The guy has won at every level and he certainly did impress at minicamp. But the further we got into spring training, the more vulnerable he seemed to become. It’s no crime to be a 23-year-old Rule 5 pick with limited experience above Double-A who isn’t ready for the majors.

You can’t hide them. Araujo was called upon in the seventh inning of a tie game in Houston, gave up the go-ahead run and watched his ERA really inflate when Cortes replaced him and served up a grand slam to Josh Reddick. Showalter went back to Cortes on Monday night with the bases loaded in the ninth, the Orioles down by one run and Curtis Granderson at the plate. The lefty versus lefty matchup that backfired when Granderson walked.

Josh Donaldson followed with a grand slam, which a few observers in the press box predicted, and Cortes’ time in the majors had run out.

Can’t hide them. Especially with a batch of relievers still unavailable after the Yankees series and Cortes the only left-hander who could be used in that situation.
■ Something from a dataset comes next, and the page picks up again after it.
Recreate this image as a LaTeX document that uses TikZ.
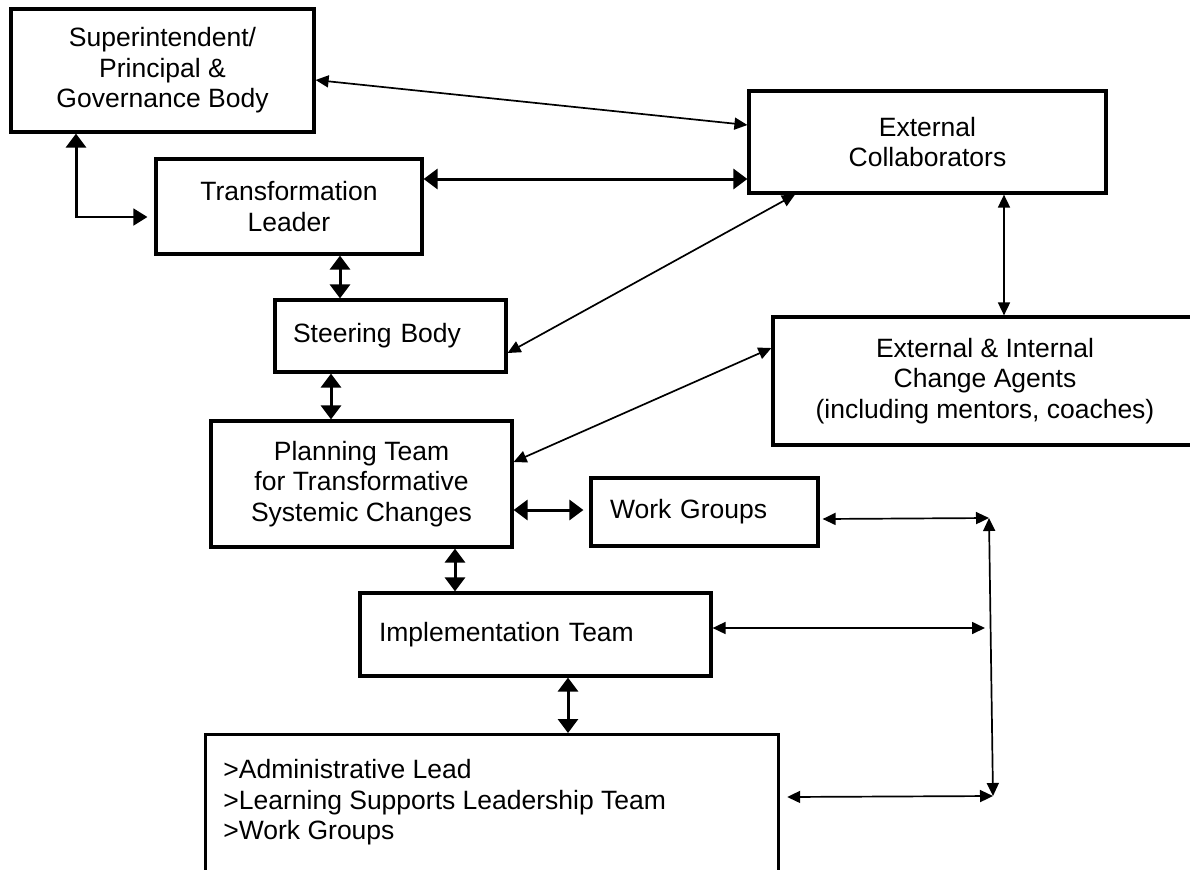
\documentclass[tikz,border=0pt]{standalone}
\usepackage{fontspec}
\setmainfont{Liberation Sans}
\usetikzlibrary{arrows.meta,calc}
\tikzset{
  box/.style={draw, line width=1.6pt, inner sep=0pt, align=center,
    font=\fontsize{13.25pt}{15.25pt}\selectfont},
  lbox/.style={box, align=left},
  txt/.style={inner sep=0pt, align=left, font=\fontsize{13.25pt}{15.25pt}\selectfont},
  thickarr/.style={line width=1.5pt,
    {Triangle[length=7pt,width=10pt]}-{Triangle[length=7pt,width=10pt]}},
  thinarr/.style={line width=0.85pt,
    {Triangle[length=6.5pt,width=6pt]}-{Triangle[length=6.5pt,width=6pt]}},
}
\begin{document}
\begin{tikzpicture}[x=0.5pt,y=-0.5pt]
\useasboundingbox (0,0) rectangle (1190,869);
\clip (0,0) rectangle (1190,869);

% boxes
\node[box, minimum width=151.5pt, minimum height=61.5pt] (supt) at (162.5,70.5)
  {Superintendent/\\Principal \&\\Governance Body};
\node[box, minimum width=133pt, minimum height=47.5pt] (tl) at (289,206.5)
  {Transformation\\Leader};
\node[box, minimum width=178.5pt, minimum height=51pt] (extc) at (927.5,142)
  {External\\Collaborators};
\node[box, minimum width=212pt, minimum height=64pt] (agents) at (985,381)
  {External \& Internal\\Change Agents\\(including mentors, coaches)};
\node[lbox, minimum width=115.5pt, minimum height=36pt, inner xsep=9pt, text width=97.5pt] (steer) at (390.5,336)
  {Steering Body};
\node[box, minimum width=150.5pt, minimum height=63pt] (plan) at (361.5,484)
  {Planning Team\\for Transformative\\Systemic Changes};
\node[lbox, minimum width=113.5pt, minimum height=34pt, inner xsep=9.5pt, text width=94.5pt] (wg) at (704.5,512)
  {Work Groups};
\node[lbox, minimum width=175.5pt, minimum height=41.5pt, inner xsep=9.5pt, text width=156.5pt] (impl) at (535.5,634.5)
  {Implementation Team};
\node[box, minimum width=286.5pt, minimum height=100pt, anchor=north west] (bottom) at (204,733) {};
\node[txt, anchor=north west] (bottomtext) at (223,759)
  {>Administrative Lead\\>Learning Supports Leadership Team\\>Work Groups};

% free ends
\coordinate (elbow) at (76,217);
\coordinate (ra) at (989,518);
\coordinate (rb) at (985,628);
\coordinate (rc) at (993,796);

% connectors
\draw[thinarr] (supt.east |- 0,80) -- (extc.west |- 0,125);
\draw[line width=1.5pt, -{Triangle[length=7pt,width=10pt]}] ($(elbow)+(0,1)$) -- (elbow |- supt.south);
\draw[line width=0.85pt, -{Triangle[length=7pt,width=8.5pt]}] (elbow) -- ($(tl.west |- elbow)+(-7,0)$);
\draw[thickarr] (tl.east |- 0,179) -- (extc.west |- 0,179);
\draw[thinarr] (steer.east |- 0,353) -- (extc.south -| 795,0);
\draw[thickarr] (tl.south -| 340,0) -- (steer.north -| 340,0);
\draw[thinarr] (extc.south -| 1004,0) -- (agents.north -| 1004,0);
\draw[thinarr] (plan.east |- 0,462) -- (agents.west |- 0,348);
\draw[thickarr] (plan.east |- 0,510) -- ($(wg.west |- 0,510)+(-6,0)$);
\draw[thickarr] (steer.south -| 331,0) -- (plan.north -| 331,0);
\draw[thickarr] (plan.south -| 455,0) -- (impl.north -| 455,0);
\draw[thickarr] (impl.south -| 568,0) -- (bottom.north -| 568,0);
\draw[thinarr] ($(wg.east |- 0,519)+(3,0)$) -- (ra);
\draw[thinarr] (impl.east |- rb) -- (rb);
\draw[thinarr] ($(bottom.east |- 0,797)+(7,0)$) -- (rc);
\draw[thinarr] (ra) -- (rc);
\end{tikzpicture}
\end{document}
It made sense on the surface to keep Cortes as the lefty long man backing up five right-handed starters, but the game isn’t played on paper. Otherwise, every rain delay would be a disaster.
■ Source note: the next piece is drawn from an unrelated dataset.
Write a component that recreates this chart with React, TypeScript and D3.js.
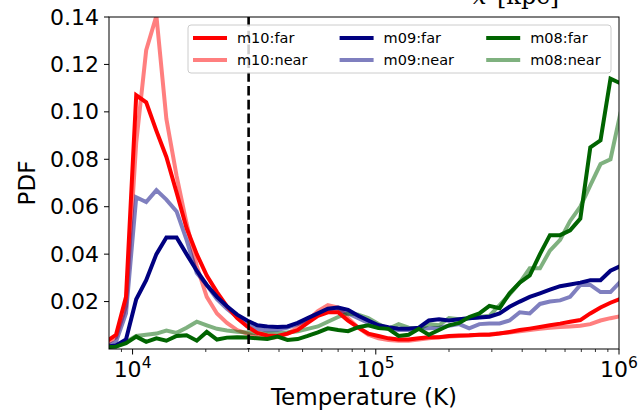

O’Day, the veteran leader in the bullpen and a former Rule 5 pick, intended to speak with Cortes yesterday. Check on the kid and make certain that the confidence tank wasn’t on empty. But Cortes was called into Showalter’s office and the latest roster move was official.

“There’s mistakes I’ve made along the way that I can help him avoid,” O’Day said earlier in the day. “I talk to a lot of young guys about them, some of the stuff, but what it comes down to is going out there and doing it for yourself. He’s been thrown into some tough situations, but that’s part of being a reliever. It’s kind of the definition of relief pitching.

“He’s a good kid, he’s got a good head on his shoulders. He’s picked up the bullpen pretty quickly. That’s something people forget, too. He has very little experience out of the bullpen, so he probably hasn’t inherited too many runners in his life. It’s a different experience when you’re out there and somebody else’s runners are on.”

There’s also the daily arrivals at the ballpark with little to no sense of whether he’s going to pitch. It becomes a mind game before the actual one. And it didn’t play out in the Grapefruit League, where pretty much everything is mapped out.

“It’s hard to be ready every day. It really is,” said O’Day, who surrendered Granderson’s home run last night in the ninth inning to break a 1-1 tie. “Spring training’s a great time to be a relief pitcher because you know when you’re going to pitch. And on the other days you can kind of just check out and watch your buddies play. But in season, you just never know what the game is going to be, unless you’re Richard Bleier and you throw six innings in three days. Then you get a day off.

“That’s different, and then preparing yourself, he could throw anywhere from the third inning to the ninth, as he has been, so it’s tough. It’s a lot to ask of him. But they’re confident he can do it. Otherwise, they wouldn’t have brought him.”

They kept him for 11 games. Circumstances wouldn’t allow for any more.